To do:
Review the material line by line. Identify and copy every line that contains the string "this".

Task inputs:

---

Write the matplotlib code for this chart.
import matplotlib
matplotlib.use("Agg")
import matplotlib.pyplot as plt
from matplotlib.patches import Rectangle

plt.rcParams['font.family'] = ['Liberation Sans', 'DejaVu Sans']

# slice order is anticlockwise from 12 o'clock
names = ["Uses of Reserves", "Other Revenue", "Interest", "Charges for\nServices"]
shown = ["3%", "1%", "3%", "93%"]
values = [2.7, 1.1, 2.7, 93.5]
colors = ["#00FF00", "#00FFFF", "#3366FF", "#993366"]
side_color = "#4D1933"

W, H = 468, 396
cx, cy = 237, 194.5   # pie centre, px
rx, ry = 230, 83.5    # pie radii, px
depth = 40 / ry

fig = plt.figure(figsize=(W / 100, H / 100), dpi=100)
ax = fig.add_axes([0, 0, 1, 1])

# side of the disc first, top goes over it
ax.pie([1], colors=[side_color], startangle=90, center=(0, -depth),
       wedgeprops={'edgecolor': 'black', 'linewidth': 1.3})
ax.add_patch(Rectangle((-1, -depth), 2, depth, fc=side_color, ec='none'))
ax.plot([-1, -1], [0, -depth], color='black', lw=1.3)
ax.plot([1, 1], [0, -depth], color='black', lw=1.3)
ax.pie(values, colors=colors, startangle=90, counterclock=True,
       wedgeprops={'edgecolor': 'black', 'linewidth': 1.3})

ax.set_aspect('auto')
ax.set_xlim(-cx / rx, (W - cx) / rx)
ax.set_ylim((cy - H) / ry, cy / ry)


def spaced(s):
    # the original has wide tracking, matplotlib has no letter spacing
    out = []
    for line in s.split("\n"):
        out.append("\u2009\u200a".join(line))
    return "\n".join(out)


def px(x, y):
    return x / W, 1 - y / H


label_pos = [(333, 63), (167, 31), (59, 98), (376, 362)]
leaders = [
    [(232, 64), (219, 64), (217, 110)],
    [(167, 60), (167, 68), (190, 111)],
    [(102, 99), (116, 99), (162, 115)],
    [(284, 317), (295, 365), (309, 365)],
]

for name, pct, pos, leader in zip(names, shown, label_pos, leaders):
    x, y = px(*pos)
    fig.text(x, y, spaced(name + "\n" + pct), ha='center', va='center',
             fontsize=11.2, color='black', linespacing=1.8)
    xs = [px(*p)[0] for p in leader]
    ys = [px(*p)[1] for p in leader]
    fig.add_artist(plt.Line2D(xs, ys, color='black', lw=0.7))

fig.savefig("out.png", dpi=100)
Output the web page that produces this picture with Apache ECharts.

---

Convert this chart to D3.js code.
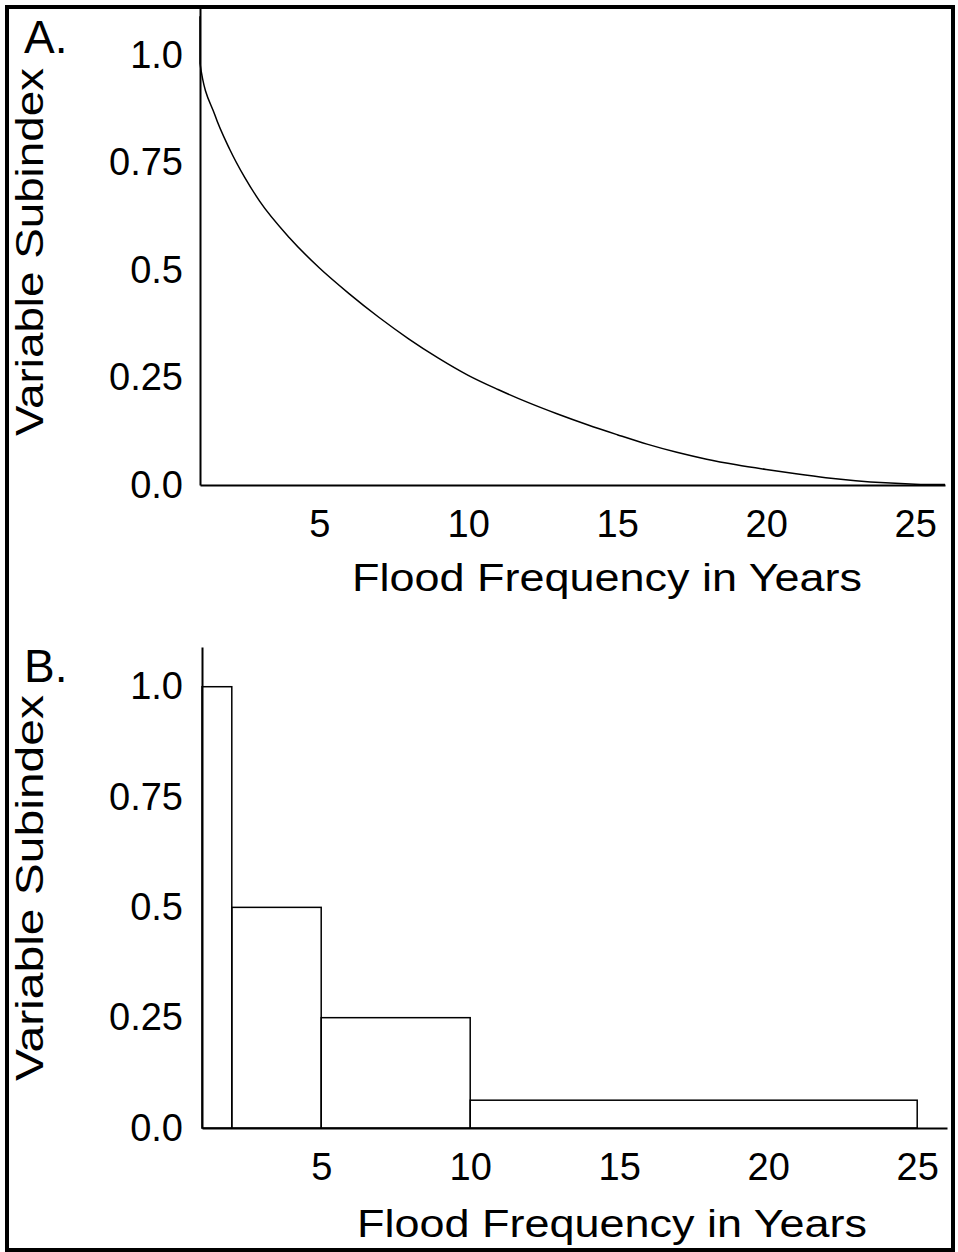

---

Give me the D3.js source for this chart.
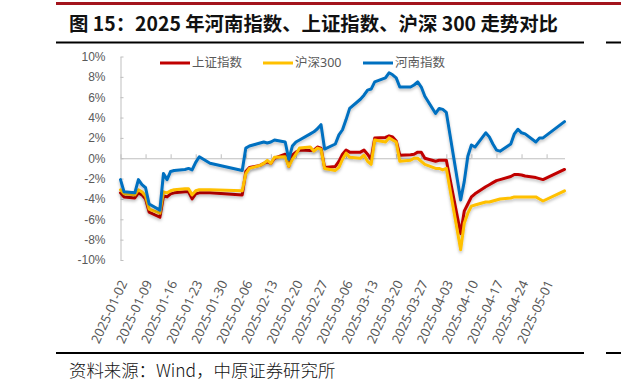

---

Answer:
Write the matplotlib code for this chart.
Output the web page that produces this picture with Apache ECharts.
Convert this chart to D3.js code.
Give me the D3.js source for this chart.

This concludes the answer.